Repeat the listing exactly as given, omitting every image.

──────────

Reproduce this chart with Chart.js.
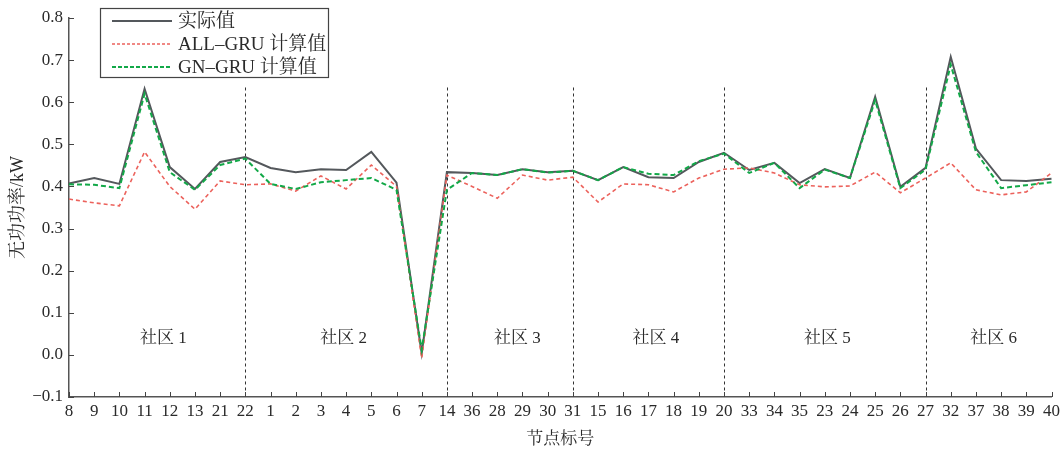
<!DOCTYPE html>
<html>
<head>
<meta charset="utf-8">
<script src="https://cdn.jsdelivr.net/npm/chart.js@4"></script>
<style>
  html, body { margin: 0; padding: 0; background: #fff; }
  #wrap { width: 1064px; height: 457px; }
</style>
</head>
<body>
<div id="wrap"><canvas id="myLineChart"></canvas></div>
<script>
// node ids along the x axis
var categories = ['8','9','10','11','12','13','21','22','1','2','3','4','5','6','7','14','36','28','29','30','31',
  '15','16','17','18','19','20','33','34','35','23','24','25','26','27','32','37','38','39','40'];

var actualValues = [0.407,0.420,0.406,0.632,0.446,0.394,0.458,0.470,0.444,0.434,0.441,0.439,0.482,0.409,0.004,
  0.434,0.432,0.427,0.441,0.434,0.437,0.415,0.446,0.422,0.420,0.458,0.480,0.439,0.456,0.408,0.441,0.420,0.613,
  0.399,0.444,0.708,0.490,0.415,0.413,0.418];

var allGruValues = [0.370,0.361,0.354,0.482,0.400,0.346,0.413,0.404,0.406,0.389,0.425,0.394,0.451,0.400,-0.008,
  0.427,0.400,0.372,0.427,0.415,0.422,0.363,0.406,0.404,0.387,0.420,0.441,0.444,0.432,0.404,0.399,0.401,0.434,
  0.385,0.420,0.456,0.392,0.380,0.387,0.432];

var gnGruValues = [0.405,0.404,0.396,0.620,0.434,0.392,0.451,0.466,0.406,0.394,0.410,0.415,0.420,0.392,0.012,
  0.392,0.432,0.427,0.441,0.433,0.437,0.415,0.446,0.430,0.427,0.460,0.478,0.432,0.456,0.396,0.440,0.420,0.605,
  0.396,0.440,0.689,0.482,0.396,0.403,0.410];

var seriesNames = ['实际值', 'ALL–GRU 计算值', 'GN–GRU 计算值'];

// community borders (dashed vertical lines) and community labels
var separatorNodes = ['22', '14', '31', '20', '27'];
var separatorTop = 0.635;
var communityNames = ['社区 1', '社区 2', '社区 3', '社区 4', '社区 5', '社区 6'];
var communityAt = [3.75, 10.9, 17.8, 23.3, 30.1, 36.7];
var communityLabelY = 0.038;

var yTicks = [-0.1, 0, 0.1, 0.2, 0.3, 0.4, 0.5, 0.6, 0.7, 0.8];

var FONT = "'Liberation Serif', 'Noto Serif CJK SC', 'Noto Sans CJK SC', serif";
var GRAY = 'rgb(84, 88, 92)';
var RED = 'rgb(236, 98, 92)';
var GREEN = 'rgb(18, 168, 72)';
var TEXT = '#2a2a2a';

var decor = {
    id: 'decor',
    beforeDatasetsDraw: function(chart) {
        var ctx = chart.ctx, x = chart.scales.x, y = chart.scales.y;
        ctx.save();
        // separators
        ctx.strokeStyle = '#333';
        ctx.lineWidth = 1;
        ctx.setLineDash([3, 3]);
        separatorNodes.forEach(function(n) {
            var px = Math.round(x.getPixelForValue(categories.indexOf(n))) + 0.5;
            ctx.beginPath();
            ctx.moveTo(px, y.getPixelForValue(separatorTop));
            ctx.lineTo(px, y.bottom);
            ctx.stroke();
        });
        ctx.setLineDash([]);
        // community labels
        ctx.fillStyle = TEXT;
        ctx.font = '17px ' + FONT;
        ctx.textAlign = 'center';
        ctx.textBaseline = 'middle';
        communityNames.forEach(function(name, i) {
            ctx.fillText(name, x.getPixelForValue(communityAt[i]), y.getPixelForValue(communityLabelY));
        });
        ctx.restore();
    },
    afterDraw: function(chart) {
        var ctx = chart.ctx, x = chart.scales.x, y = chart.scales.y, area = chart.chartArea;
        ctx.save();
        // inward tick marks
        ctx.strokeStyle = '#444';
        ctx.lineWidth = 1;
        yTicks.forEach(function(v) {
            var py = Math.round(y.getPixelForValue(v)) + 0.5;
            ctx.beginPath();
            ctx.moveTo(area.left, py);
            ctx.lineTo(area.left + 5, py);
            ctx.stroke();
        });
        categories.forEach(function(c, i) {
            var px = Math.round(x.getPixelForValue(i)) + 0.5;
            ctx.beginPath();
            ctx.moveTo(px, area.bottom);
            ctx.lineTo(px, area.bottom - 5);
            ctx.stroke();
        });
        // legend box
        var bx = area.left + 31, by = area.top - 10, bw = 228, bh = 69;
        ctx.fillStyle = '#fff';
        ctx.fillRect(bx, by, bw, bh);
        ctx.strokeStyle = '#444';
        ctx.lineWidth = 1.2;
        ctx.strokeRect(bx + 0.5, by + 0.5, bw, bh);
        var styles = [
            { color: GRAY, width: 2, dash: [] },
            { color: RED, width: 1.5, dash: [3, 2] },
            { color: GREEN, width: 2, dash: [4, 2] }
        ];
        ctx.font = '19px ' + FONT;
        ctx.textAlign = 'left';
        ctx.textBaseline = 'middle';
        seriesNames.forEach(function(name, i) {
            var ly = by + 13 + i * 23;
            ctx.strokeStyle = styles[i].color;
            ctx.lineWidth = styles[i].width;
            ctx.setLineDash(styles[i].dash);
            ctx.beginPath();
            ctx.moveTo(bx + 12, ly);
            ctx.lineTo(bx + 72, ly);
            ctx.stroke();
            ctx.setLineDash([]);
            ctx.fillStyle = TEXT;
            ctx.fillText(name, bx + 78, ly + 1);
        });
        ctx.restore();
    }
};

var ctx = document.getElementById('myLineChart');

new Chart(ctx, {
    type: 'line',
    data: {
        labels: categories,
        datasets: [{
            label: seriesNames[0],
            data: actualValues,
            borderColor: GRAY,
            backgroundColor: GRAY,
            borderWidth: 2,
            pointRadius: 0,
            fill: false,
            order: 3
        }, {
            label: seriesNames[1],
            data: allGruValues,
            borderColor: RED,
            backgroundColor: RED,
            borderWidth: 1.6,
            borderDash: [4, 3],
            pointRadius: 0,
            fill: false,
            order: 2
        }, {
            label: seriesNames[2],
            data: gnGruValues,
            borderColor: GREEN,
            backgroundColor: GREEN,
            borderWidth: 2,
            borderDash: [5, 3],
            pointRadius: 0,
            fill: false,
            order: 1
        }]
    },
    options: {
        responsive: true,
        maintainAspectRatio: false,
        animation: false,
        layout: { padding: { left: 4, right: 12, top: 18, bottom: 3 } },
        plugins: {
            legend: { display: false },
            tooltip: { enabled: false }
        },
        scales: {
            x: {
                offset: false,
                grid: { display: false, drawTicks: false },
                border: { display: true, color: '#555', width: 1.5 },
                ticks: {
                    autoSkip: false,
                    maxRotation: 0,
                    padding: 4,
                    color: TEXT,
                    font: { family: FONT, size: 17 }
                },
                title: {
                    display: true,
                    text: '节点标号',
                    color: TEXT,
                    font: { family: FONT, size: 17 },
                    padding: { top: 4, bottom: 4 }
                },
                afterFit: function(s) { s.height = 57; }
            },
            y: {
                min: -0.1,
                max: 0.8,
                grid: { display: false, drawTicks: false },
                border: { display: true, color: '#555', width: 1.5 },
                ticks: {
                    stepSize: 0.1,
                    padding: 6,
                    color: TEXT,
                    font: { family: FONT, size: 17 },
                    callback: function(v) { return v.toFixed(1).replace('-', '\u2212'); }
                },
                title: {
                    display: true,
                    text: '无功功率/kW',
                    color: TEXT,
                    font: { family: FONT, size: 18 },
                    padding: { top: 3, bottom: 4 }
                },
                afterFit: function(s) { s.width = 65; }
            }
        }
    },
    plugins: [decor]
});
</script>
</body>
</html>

──────────

* [EXERCISE RESULT]
Reproduce this chart with Chart.js.
<!DOCTYPE html>
<html>
<head>
<meta charset="utf-8">
<script src="https://cdn.jsdelivr.net/npm/chart.js@4"></script>
<style>
  html, body { margin: 0; padding: 0; background: #fff; }
  #wrap { width: 1064px; height: 457px; }
</style>
</head>
<body>
<div id="wrap"><canvas id="myLineChart"></canvas></div>
<script>
// node ids along the x axis
var categories = ['8','9','10','11','12','13','21','22','1','2','3','4','5','6','7','14','36','28','29','30','31',
  '15','16','17','18','19','20','33','34','35','23','24','25','26','27','32','37','38','39','40'];

var actualValues = [0.407,0.420,0.406,0.632,0.446,0.394,0.458,0.470,0.444,0.434,0.441,0.439,0.482,0.409,0.004,
  0.434,0.432,0.427,0.441,0.434,0.437,0.415,0.446,0.422,0.420,0.458,0.480,0.439,0.456,0.408,0.441,0.420,0.613,
  0.399,0.444,0.708,0.490,0.415,0.413,0.418];

var allGruValues = [0.370,0.361,0.354,0.482,0.400,0.346,0.413,0.404,0.406,0.389,0.425,0.394,0.451,0.400,-0.008,
  0.427,0.400,0.372,0.427,0.415,0.422,0.363,0.406,0.404,0.387,0.420,0.441,0.444,0.432,0.404,0.399,0.401,0.434,
  0.385,0.420,0.456,0.392,0.380,0.387,0.432];

var gnGruValues = [0.405,0.404,0.396,0.620,0.434,0.392,0.451,0.466,0.406,0.394,0.410,0.415,0.420,0.392,0.012,
  0.392,0.432,0.427,0.441,0.433,0.437,0.415,0.446,0.430,0.427,0.460,0.478,0.432,0.456,0.396,0.440,0.420,0.605,
  0.396,0.440,0.689,0.482,0.396,0.403,0.410];

var seriesNames = ['实际值', 'ALL–GRU 计算值', 'GN–GRU 计算值'];

// community borders (dashed vertical lines) and community labels
var separatorNodes = ['22', '14', '31', '20', '27'];
var separatorTop = 0.635;
var communityNames = ['社区 1', '社区 2', '社区 3', '社区 4', '社区 5', '社区 6'];
var communityAt = [3.75, 10.9, 17.8, 23.3, 30.1, 36.7];
var communityLabelY = 0.038;

var yTicks = [-0.1, 0, 0.1, 0.2, 0.3, 0.4, 0.5, 0.6, 0.7, 0.8];

var FONT = "'Liberation Serif', 'Noto Serif CJK SC', 'Noto Sans CJK SC', serif";
var GRAY = 'rgb(84, 88, 92)';
var RED = 'rgb(236, 98, 92)';
var GREEN = 'rgb(18, 168, 72)';
var TEXT = '#2a2a2a';

var decor = {
    id: 'decor',
    beforeDatasetsDraw: function(chart) {
        var ctx = chart.ctx, x = chart.scales.x, y = chart.scales.y;
        ctx.save();
        // separators
        ctx.strokeStyle = '#333';
        ctx.lineWidth = 1;
        ctx.setLineDash([3, 3]);
        separatorNodes.forEach(function(n) {
            var px = Math.round(x.getPixelForValue(categories.indexOf(n))) + 0.5;
            ctx.beginPath();
            ctx.moveTo(px, y.getPixelForValue(separatorTop));
            ctx.lineTo(px, y.bottom);
            ctx.stroke();
        });
        ctx.setLineDash([]);
        // community labels
        ctx.fillStyle = TEXT;
        ctx.font = '17px ' + FONT;
        ctx.textAlign = 'center';
        ctx.textBaseline = 'middle';
        communityNames.forEach(function(name, i) {
            ctx.fillText(name, x.getPixelForValue(communityAt[i]), y.getPixelForValue(communityLabelY));
        });
        ctx.restore();
    },
    afterDraw: function(chart) {
        var ctx = chart.ctx, x = chart.scales.x, y = chart.scales.y, area = chart.chartArea;
        ctx.save();
        // inward tick marks
        ctx.strokeStyle = '#444';
        ctx.lineWidth = 1;
        yTicks.forEach(function(v) {
            var py = Math.round(y.getPixelForValue(v)) + 0.5;
            ctx.beginPath();
            ctx.moveTo(area.left, py);
            ctx.lineTo(area.left + 5, py);
            ctx.stroke();
        });
        categories.forEach(function(c, i) {
            var px = Math.round(x.getPixelForValue(i)) + 0.5;
            ctx.beginPath();
            ctx.moveTo(px, area.bottom);
            ctx.lineTo(px, area.bottom - 5);
            ctx.stroke();
        });
        // legend box
        var bx = area.left + 31, by = area.top - 10, bw = 228, bh = 69;
        ctx.fillStyle = '#fff';
        ctx.fillRect(bx, by, bw, bh);
        ctx.strokeStyle = '#444';
        ctx.lineWidth = 1.2;
        ctx.strokeRect(bx + 0.5, by + 0.5, bw, bh);
        var styles = [
            { color: GRAY, width: 2, dash: [] },
            { color: RED, width: 1.5, dash: [3, 2] },
            { color: GREEN, width: 2, dash: [4, 2] }
        ];
        ctx.font = '19px ' + FONT;
        ctx.textAlign = 'left';
        ctx.textBaseline = 'middle';
        seriesNames.forEach(function(name, i) {
            var ly = by + 13 + i * 23;
            ctx.strokeStyle = styles[i].color;
            ctx.lineWidth = styles[i].width;
            ctx.setLineDash(styles[i].dash);
            ctx.beginPath();
            ctx.moveTo(bx + 12, ly);
            ctx.lineTo(bx + 72, ly);
            ctx.stroke();
            ctx.setLineDash([]);
            ctx.fillStyle = TEXT;
            ctx.fillText(name, bx + 78, ly + 1);
        });
        ctx.restore();
    }
};

var ctx = document.getElementById('myLineChart');

new Chart(ctx, {
    type: 'line',
    data: {
        labels: categories,
        datasets: [{
            label: seriesNames[0],
            data: actualValues,
            borderColor: GRAY,
            backgroundColor: GRAY,
            borderWidth: 2,
            pointRadius: 0,
            fill: false,
            order: 3
        }, {
            label: seriesNames[1],
            data: allGruValues,
            borderColor: RED,
            backgroundColor: RED,
            borderWidth: 1.6,
            borderDash: [4, 3],
            pointRadius: 0,
            fill: false,
            order: 2
        }, {
            label: seriesNames[2],
            data: gnGruValues,
            borderColor: GREEN,
            backgroundColor: GREEN,
            borderWidth: 2,
            borderDash: [5, 3],
            pointRadius: 0,
            fill: false,
            order: 1
        }]
    },
    options: {
        responsive: true,
        maintainAspectRatio: false,
        animation: false,
        layout: { padding: { left: 4, right: 12, top: 18, bottom: 3 } },
        plugins: {
            legend: { display: false },
            tooltip: { enabled: false }
        },
        scales: {
            x: {
                offset: false,
                grid: { display: false, drawTicks: false },
                border: { display: true, color: '#555', width: 1.5 },
                ticks: {
                    autoSkip: false,
                    maxRotation: 0,
                    padding: 4,
                    color: TEXT,
                    font: { family: FONT, size: 17 }
                },
                title: {
                    display: true,
                    text: '节点标号',
                    color: TEXT,
                    font: { family: FONT, size: 17 },
                    padding: { top: 4, bottom: 4 }
                },
                afterFit: function(s) { s.height = 57; }
            },
            y: {
                min: -0.1,
                max: 0.8,
                grid: { display: false, drawTicks: false },
                border: { display: true, color: '#555', width: 1.5 },
                ticks: {
                    stepSize: 0.1,
                    padding: 6,
                    color: TEXT,
                    font: { family: FONT, size: 17 },
                    callback: function(v) { return v.toFixed(1).replace('-', '\u2212'); }
                },
                title: {
                    display: true,
                    text: '无功功率/kW',
                    color: TEXT,
                    font: { family: FONT, size: 18 },
                    padding: { top: 3, bottom: 4 }
                },
                afterFit: function(s) { s.width = 65; }
            }
        }
    },
    plugins: [decor]
});
</script>
</body>
</html>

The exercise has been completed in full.